[Stored dataset items]
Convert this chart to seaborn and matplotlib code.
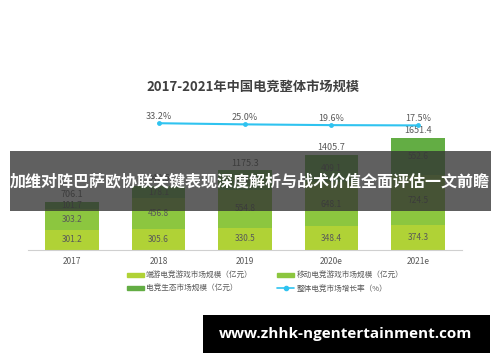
import matplotlib
matplotlib.use("Agg")
import matplotlib.pyplot as plt
import seaborn as sns
import pandas as pd
from matplotlib.patches import Patch, Rectangle
from matplotlib.lines import Line2D

years = ["2017", "2018", "2019", "2020e", "2021e"]
pc_game = [301.2, 305.6, 330.5, 348.4, 374.3]
mobile_game = [303.2, 456.8, 554.8, 648.1, 724.5]
ecosystem = [101.7, 178.1, 290.0, 409.1, 552.6]
totals = [706.1, 940.5, 1175.3, 1405.7, 1651.4]
growth_years = ["2018", "2019", "2020e", "2021e"]
growth = [33.2, 25.0, 19.6, 17.5]

title = "2017-2021年中国电竞整体市场规模"
legend_labels = ["端游电竞游戏市场规模（亿元）", "移动电竞游戏市场规模（亿元）",
                 "电竞生态市场规模（亿元）", "整体电竞市场增长率（%）"]
banner = "加维对阵巴萨欧协联关键表现深度解析与战术价值全面评估一文前瞻"
watermark = "www.zhhk-ngentertainment.com"

sns.set_style("white")
plt.rcParams["font.family"] = ["Noto Sans CJK SC", "DejaVu Sans"]

c_pc = "#b0d236"
c_mob = "#8cc63f"
c_eco = "#63ad44"
c_line = "#2fc3f0"
c_txt = "#595959"

df = pd.DataFrame({"year": years, "pc": pc_game, "mob": mobile_game, "eco": ecosystem})
df["s2"] = df["pc"] + df["mob"]
df["s3"] = df["s2"] + df["eco"]

fig = plt.figure(figsize=(5.0, 3.62), dpi=100)
ax = fig.add_axes([28 / 500, (362 - 250) / 362, 434 / 500, 150 / 362])

w = 0.62
sns.barplot(data=df, x="year", y="s3", color=c_eco, width=w, ax=ax, saturation=1, linewidth=0)
sns.barplot(data=df, x="year", y="s2", color=c_mob, width=w, ax=ax, saturation=1, linewidth=0)
sns.barplot(data=df, x="year", y="pc", color=c_pc, width=w, ax=ax, saturation=1, linewidth=0)

ax.set_xlim(-0.509, 4.509)
ax.set_ylim(0, 2211)
for i in range(len(years)):
    p, m, e = pc_game[i], mobile_game[i], ecosystem[i]
    ax.text(i, p / 2, f"{p:.1f}", ha="center", va="center", fontsize=6, color=c_txt)
    ax.text(i, p + m / 2, f"{m:.1f}", ha="center", va="center", fontsize=6, color=c_txt)
    ax.text(i, p + m + e / 2, f"{e:.1f}", ha="center", va="center", fontsize=6, color=c_txt)
    ax.text(i, p + m + e + 40, f"{totals[i]:.1f}", ha="center", va="bottom", fontsize=6.5, color=c_txt)

ax.set_xlabel("")
ax.set_ylabel("")
ax.set_yticks([])
ax.tick_params(axis="x", length=0, labelsize=6, colors=c_txt, pad=5)
for s in ["top", "right", "left"]:
    ax.spines[s].set_visible(False)
ax.spines["bottom"].set_color("#d0d0d0")
ax.spines["bottom"].set_linewidth(0.8)

ax2 = ax.twinx()
gdf = pd.DataFrame({"year": [years.index(y) for y in growth_years], "g": [g / 100 for g in growth]})
sns.lineplot(data=gdf, x="year", y="g", color=c_line, marker="o", markersize=3.5,
             markeredgewidth=0, linewidth=1.5, ax=ax2)
ax2.set_ylim(-8.72, 1.99)
ax2.set_xlim(-0.509, 4.509)
for xi, g in zip(gdf["year"], growth):
    ax2.text(xi, g / 100 + 0.14, f"{g:.1f}%", ha="center", va="bottom", fontsize=6.5, color=c_txt)
ax2.set_yticks([])
ax2.set_ylabel("")
for s in ax2.spines.values():
    s.set_visible(False)

fig.text(0.506, (362 - 87) / 362, title, ha="center", va="center", fontsize=9.5,
         fontweight="bold", color="#404040")

handles = [Patch(color=c_pc), Patch(color=c_eco), Patch(color=c_mob),
           Line2D([0], [0], color=c_line, marker="o", markersize=3, lw=1.2)]
labels = [legend_labels[0], legend_labels[2], legend_labels[1], legend_labels[3]]
fig.legend(handles, labels, ncol=2, loc="upper left", bbox_to_anchor=(120 / 500, (362 - 265) / 362),
           frameon=False, fontsize=5.5, handlelength=2.2, handleheight=0.5, columnspacing=3.2,
           handletextpad=0.3, labelspacing=0.6, labelcolor=c_txt)

# overlay banner
fig.patches.append(Rectangle((10 / 500, (362 - 211) / 362), 481 / 500, 60 / 362,
                             transform=fig.transFigure, facecolor="#333333", alpha=0.78,
                             edgecolor="none", zorder=5))
fig.text(250 / 500, (362 - 181) / 362, banner, ha="center", va="center", fontsize=11.5,
         fontweight="bold", color="white", zorder=6)
fig.patches.append(Rectangle((203 / 500, (362 - 353) / 362), 287 / 500, 38 / 362,
                             transform=fig.transFigure, facecolor="black", edgecolor="none", zorder=5))
fig.text(346 / 500, (362 - 334) / 362, watermark, ha="center", va="center", fontsize=11,
         fontweight="bold", color="white", family=["Open Sans", "DejaVu Sans"], zorder=6)

fig.savefig("out.png", dpi=100)
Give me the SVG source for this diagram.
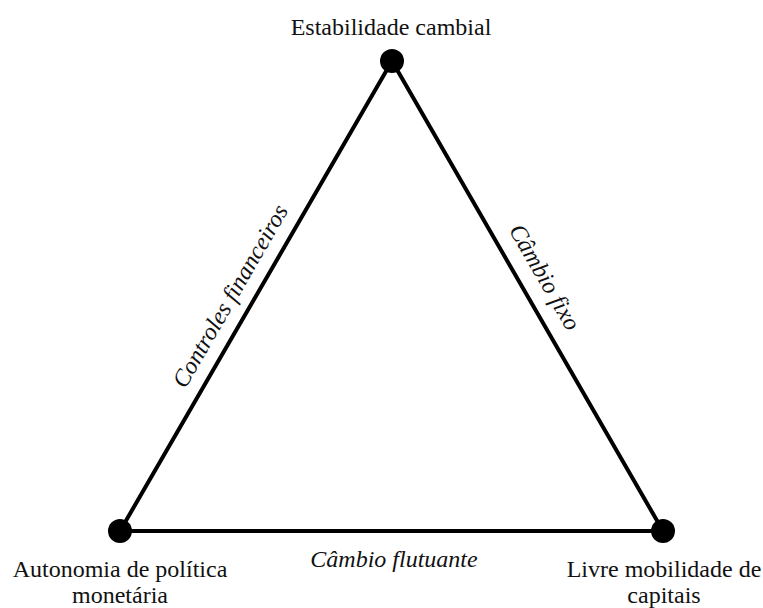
<svg xmlns="http://www.w3.org/2000/svg" width="763" height="608" viewBox="0 0 763 608">
<style>
.edge{stroke:#000;stroke-width:4;fill:none;stroke-linecap:round}
.dot{fill:#000}
text{font-family:'Liberation Serif','Times New Roman',serif;font-size:24px;fill:#111;text-anchor:middle}
.it{font-style:italic}
</style>
<rect width="763" height="608" fill="#fff"/>
<g id="connectors">
<line class="edge" x1="392" y1="61" x2="120" y2="531"/>
<line class="edge" x1="392" y1="61" x2="663" y2="531"/>
<line class="edge" x1="120" y1="531" x2="663" y2="531"/>
<text class="it" x="237" y="300" transform="rotate(-60 237 300)">Controles financeiros</text>
<text class="it" x="538" y="281" transform="rotate(60 538 281)">Câmbio fixo</text>
<text class="it" x="394" y="567">Câmbio flutuante</text>
</g>
<g id="node-top">
<circle class="dot" cx="392" cy="61" r="12"/>
<text x="391" y="35">Estabilidade cambial</text>
</g>
<g id="node-left">
<circle class="dot" cx="120" cy="531" r="12"/>
<text x="120" y="577">Autonomia de política</text>
<text x="120" y="603">monetária</text>
</g>
<g id="node-right">
<circle class="dot" cx="663" cy="531" r="12"/>
<text x="664" y="577">Livre mobilidade de</text>
<text x="664" y="603">capitais</text>
</g>
</svg>
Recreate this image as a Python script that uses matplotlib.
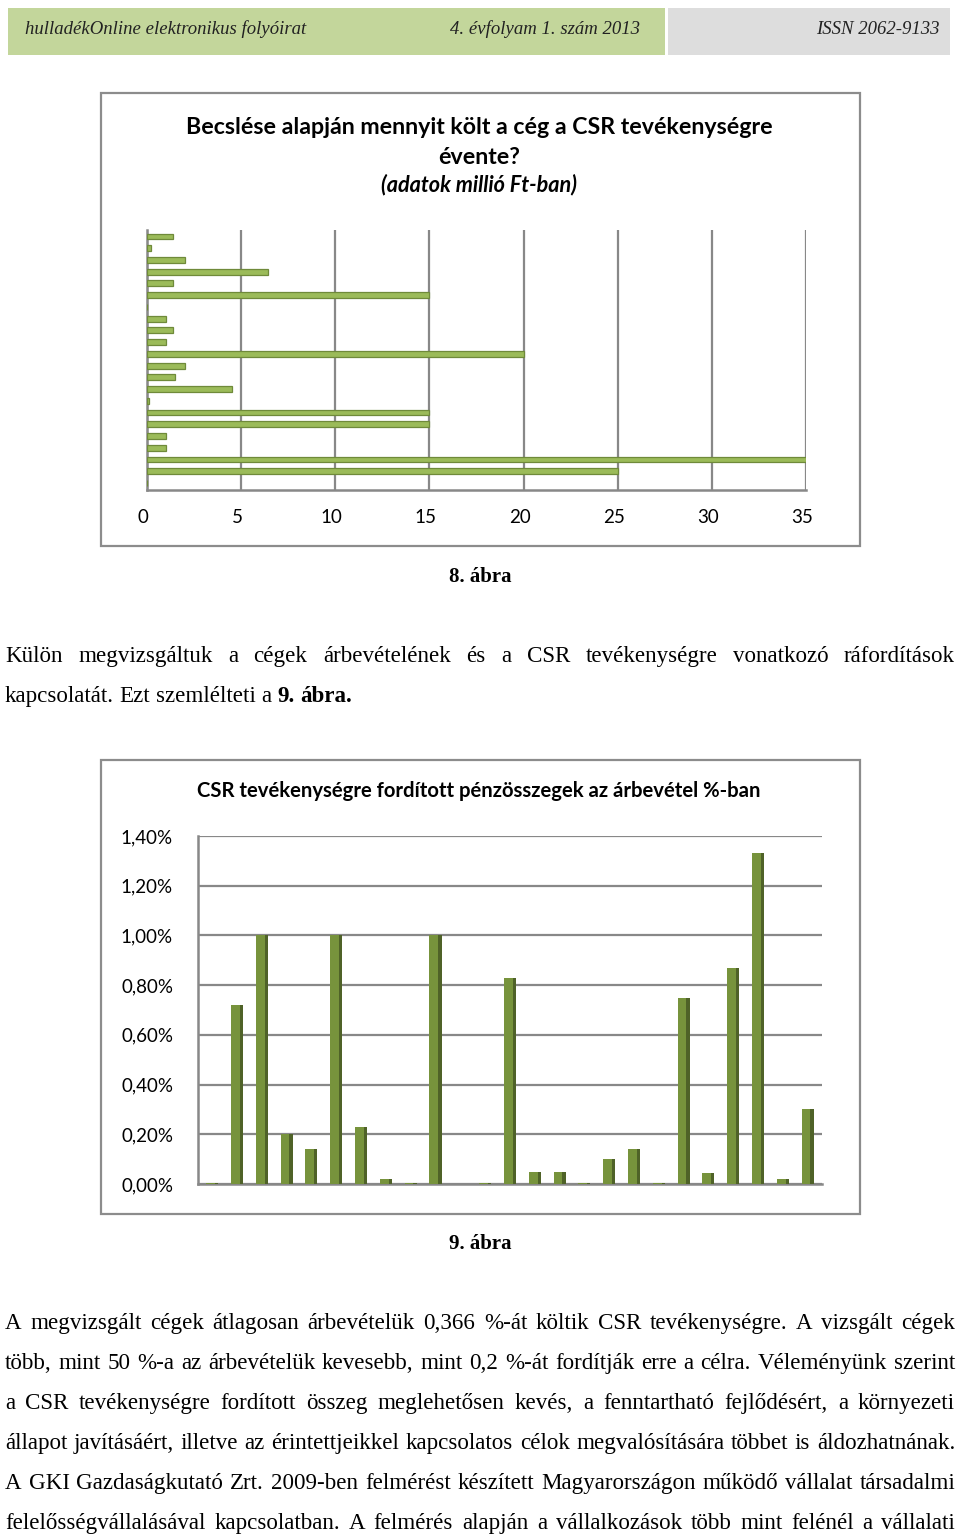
import matplotlib
matplotlib.use('Agg')
import matplotlib.pyplot as plt
from matplotlib.patches import Rectangle
import matplotlib.transforms as mtransforms
import numpy as np

# ---- data ----
header_left = 'hulladékOnline elektronikus folyóirat'
header_mid = '4. évfolyam 1. szám 2013'
header_right = 'ISSN 2062-9133'

title1 = ['Becslése alapján mennyit költ a cég a CSR tevékenységre', 'évente?']
subtitle1 = '(adatok millió Ft-ban)'
# spending per company, million Ft (top to bottom)
spend = [1.4, 0.2, 2.0, 6.4, 1.4, 15, 0, 1.0, 1.4, 1.0, 20, 2.0, 1.5, 4.5, 0.1,
         15, 15, 1.0, 1.0, 35, 25, 0]
x_ticks1 = [0, 5, 10, 15, 20, 25, 30, 35]

title2 = 'CSR tevékenységre fordított pénzösszegek az árbevétel %-ban'
# share of revenue in %, one slot per company (nan = no answer)
share = [0.003, 0.72, 1.00, 0.20, 0.14, 1.00, 0.23, 0.02, 0.003, 1.00, np.nan,
         0.003, 0.83, 0.05, 0.05, 0.003, 0.10, 0.14, 0.003, 0.75, 0.045, 0.87,
         1.33, 0.02, 0.30]
y_ticks2 = [0.0, 0.2, 0.4, 0.6, 0.8, 1.0, 1.2, 1.4]
y_labels2 = ['0,00%', '0,20%', '0,40%', '0,60%', '0,80%', '1,00%', '1,20%', '1,40%']

caption1 = '8. ábra'
caption2 = '9. ábra'
para1 = [
    'Külön megvizsgáltuk a cégek árbevételének és a CSR tevékenységre vonatkozó ráfordítások',
    'kapcsolatát. Ezt szemlélteti a',
]
para1_bold_tail = '9. ábra.'
para2 = [
    'A megvizsgált cégek átlagosan árbevételük 0,366 %-át költik CSR tevékenységre. A vizsgált cégek',
    'több, mint 50 %-a az árbevételük kevesebb, mint 0,2 %-át fordítják erre a célra. Véleményünk szerint',
    'a CSR tevékenységre fordított összeg meglehetősen kevés, a fenntartható fejlődésért, a környezeti',
    'állapot javításáért, illetve az érintettjeikkel kapcsolatos célok megvalósítására többet is áldozhatnának.',
    'A GKI Gazdaságkutató Zrt. 2009-ben felmérést készített Magyarországon működő vállalat társadalmi',
    'felelősségvállalásával kapcsolatban. A felmérés alapján a vállalkozások több mint felénél a vállalati',
]

W, H = 960, 1537
fig = plt.figure(figsize=(W/100, H/100), dpi=100)
renderer = fig.canvas.get_renderer()
SERIF = 'Liberation Serif'
SANS = 'Lato'
GRID = '#888888'

def fy(y):
  return 1 - y/H

def add_ax(l, t, r, b):
  return fig.add_axes([l/W, 1 - b/H, (r-l)/W, (b-t)/H])

def box(x0, y0, x1, y1, **kw):
  fig.add_artist(Rectangle((x0/W, fy(y1)), (x1-x0)/W, (y1-y0)/H,
                           transform=fig.transFigure, zorder=-1, **kw))

def space_w(size):
  a = fig.text(0, 0, 'a a', fontsize=size, family=SERIF)
  b = fig.text(0, 0, 'aa', fontsize=size, family=SERIF)
  d = a.get_window_extent(renderer).width - b.get_window_extent(renderer).width
  a.remove(); b.remove()
  return d

def text_line(words, ybase, size, justify=True, x0=5, x1=955):
  # words: list of (text, bold)
  ts = [fig.text(0, fy(ybase), w, fontsize=size, family=SERIF,
                 weight='bold' if b else 'normal', va='baseline', ha='left')
        for w, b in words]
  wd = [t.get_window_extent(renderer).width for t in ts]
  if justify and len(ts) > 1:
    gap = (x1 - x0 - sum(wd)) / (len(ts) - 1)
  else:
    gap = space_w(size)
  x = x0
  for t, w in zip(ts, wd):
    t.set_x(x/W)
    x += w + gap

# body font size: the tightest justified line just fills the column
probe = fig.text(0, 0, para2[3], fontsize=10, family=SERIF)
body_size = 10 * 947 / probe.get_window_extent(renderer).width
probe.remove()

# ---- header ----
box(8, 8, 665, 55, facecolor='#C3D69B', edgecolor='none')
box(668, 8, 950, 55, facecolor='#DDDDDD', edgecolor='none')
hkw = dict(fontsize=13.5, family=SERIF, style='italic', va='center', color='#222222')
fig.text(25/W, fy(29), header_left, ha='left', **hkw)
fig.text(640/W, fy(29), header_mid, ha='right', **hkw)
fig.text(940/W, fy(29), header_right, ha='right', **hkw)

# ---- chart 1 ----
box(101, 93, 860, 546, facecolor='white', edgecolor='#8C8C8C', lw=1.6)
fig.text(479/W, fy(127), title1[0], ha='center', va='center', fontsize=16.7,
         family=SANS, weight='bold')
fig.text(479/W, fy(157), title1[1], ha='center', va='center', fontsize=16.7,
         family=SANS, weight='bold')
fig.text(479/W, fy(185), subtitle1, ha='center', va='center', fontsize=15.6,
         family=SANS, weight='bold', style='italic')

ax1 = add_ax(147, 230, 806, 490)
pos1 = np.arange(len(spend))
ax1.barh(pos1, spend, height=0.5, color='#9BBB59', edgecolor='#6F8A3A', lw=0.9, zorder=3)
ax1.set_xlim(0, 35)
ax1.set_ylim(len(spend) - 0.4, -0.55)
ax1.set_xticks(x_ticks1)
ax1.set_xticklabels([str(v) for v in x_ticks1], fontsize=13.5, family=SANS)
ax1.set_yticks([])
ax1.xaxis.grid(True, color=GRID, lw=1.6)
ax1.set_axisbelow(True)
ax1.tick_params(axis='x', length=0, pad=14)
for lab in ax1.get_xticklabels():
  lab.set_transform(lab.get_transform() + mtransforms.ScaledTranslation(-4/100, 0, fig.dpi_scale_trans))
for s in ['top', 'right']:
  ax1.spines[s].set_visible(False)
for s in ['left', 'bottom']:
  ax1.spines[s].set_color(GRID)
  ax1.spines[s].set_linewidth(1.8)

fig.text(480/W, fy(582), caption1, ha='center', va='baseline', fontsize=15,
         family=SERIF, weight='bold')

# ---- paragraph 1 ----
text_line([(w, False) for w in para1[0].split()], 662, body_size)
text_line([(w, False) for w in para1[1].split()] + [(w, True) for w in para1_bold_tail.split()],
          702, body_size, justify=False)

# ---- chart 2 ----
box(101, 760, 860, 1214, facecolor='white', edgecolor='#8C8C8C', lw=1.6)
fig.text(479/W, fy(791), title2, ha='center', va='center', fontsize=14.6,
         family=SANS, weight='bold')

ax2 = add_ax(198, 836, 822, 1184)
pos2 = np.arange(len(share))
ax2.bar(pos2 - 0.04, share, width=0.36, color='#77933C', zorder=3)
ax2.bar(pos2 + 0.20, share, width=0.13, color='#4F6228', zorder=3)
ax2.set_xlim(-0.55, 24.6)
ax2.set_ylim(0, 1.4)
ax2.set_yticks(y_ticks2)
ax2.set_yticklabels(y_labels2, fontsize=13.5, family=SANS)
ax2.set_xticks([])
ax2.yaxis.grid(True, color=GRID, lw=1.6)
ax2.set_axisbelow(True)
ax2.tick_params(axis='y', length=0, pad=18)
for s in ['top', 'right']:
  ax2.spines[s].set_visible(False)
for s in ['left', 'bottom']:
  ax2.spines[s].set_color(GRID)
  ax2.spines[s].set_linewidth(1.8)

fig.text(480/W, fy(1249), caption2, ha='center', va='baseline', fontsize=15,
         family=SERIF, weight='bold')

# ---- paragraph 2 ----
for i, ln in enumerate(para2):
  text_line([(w, False) for w in ln.split()], 1329 + 40*i, body_size)

fig.savefig('out.png', dpi=100)
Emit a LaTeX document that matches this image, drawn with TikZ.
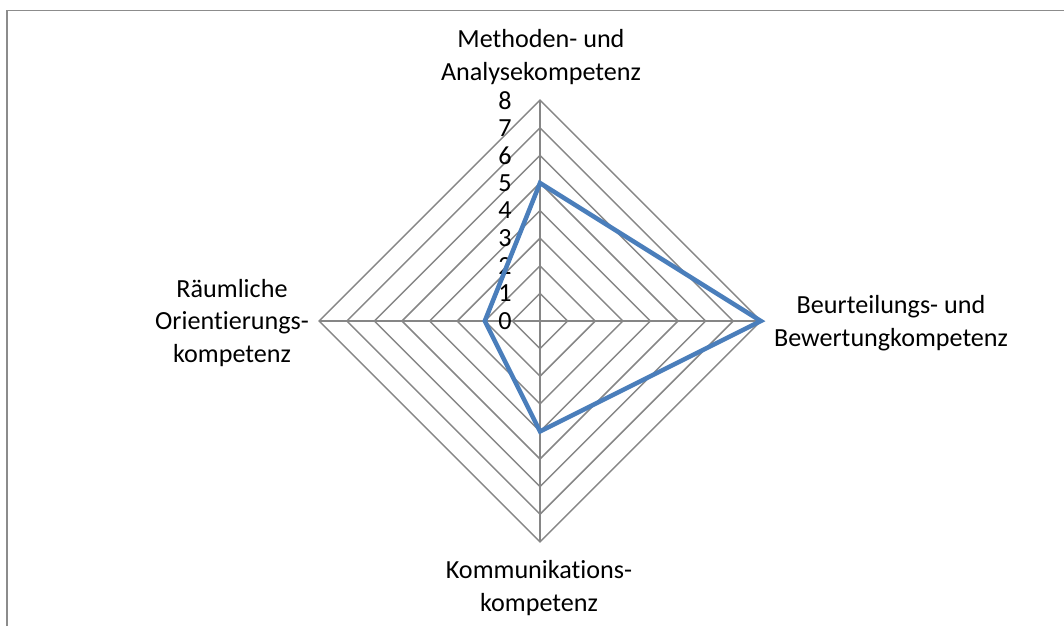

• Task
In the records above, find the line containing "color=c_pc, width=w, ax=ax, saturation=1, linewidth=0)" and output every line from the first through that one, exactly, omitting pictures.

• Written reply
Convert this chart to seaborn and matplotlib code.
import matplotlib
matplotlib.use("Agg")
import matplotlib.pyplot as plt
import seaborn as sns
import pandas as pd
from matplotlib.patches import Patch, Rectangle
from matplotlib.lines import Line2D

years = ["2017", "2018", "2019", "2020e", "2021e"]
pc_game = [301.2, 305.6, 330.5, 348.4, 374.3]
mobile_game = [303.2, 456.8, 554.8, 648.1, 724.5]
ecosystem = [101.7, 178.1, 290.0, 409.1, 552.6]
totals = [706.1, 940.5, 1175.3, 1405.7, 1651.4]
growth_years = ["2018", "2019", "2020e", "2021e"]
growth = [33.2, 25.0, 19.6, 17.5]

title = "2017-2021年中国电竞整体市场规模"
legend_labels = ["端游电竞游戏市场规模（亿元）", "移动电竞游戏市场规模（亿元）",
                 "电竞生态市场规模（亿元）", "整体电竞市场增长率（%）"]
banner = "加维对阵巴萨欧协联关键表现深度解析与战术价值全面评估一文前瞻"
watermark = "www.zhhk-ngentertainment.com"

sns.set_style("white")
plt.rcParams["font.family"] = ["Noto Sans CJK SC", "DejaVu Sans"]

c_pc = "#b0d236"
c_mob = "#8cc63f"
c_eco = "#63ad44"
c_line = "#2fc3f0"
c_txt = "#595959"

df = pd.DataFrame({"year": years, "pc": pc_game, "mob": mobile_game, "eco": ecosystem})
df["s2"] = df["pc"] + df["mob"]
df["s3"] = df["s2"] + df["eco"]

fig = plt.figure(figsize=(5.0, 3.62), dpi=100)
ax = fig.add_axes([28 / 500, (362 - 250) / 362, 434 / 500, 150 / 362])

w = 0.62
sns.barplot(data=df, x="year", y="s3", color=c_eco, width=w, ax=ax, saturation=1, linewidth=0)
sns.barplot(data=df, x="year", y="s2", color=c_mob, width=w, ax=ax, saturation=1, linewidth=0)
sns.barplot(data=df, x="year", y="pc", color=c_pc, width=w, ax=ax, saturation=1, linewidth=0)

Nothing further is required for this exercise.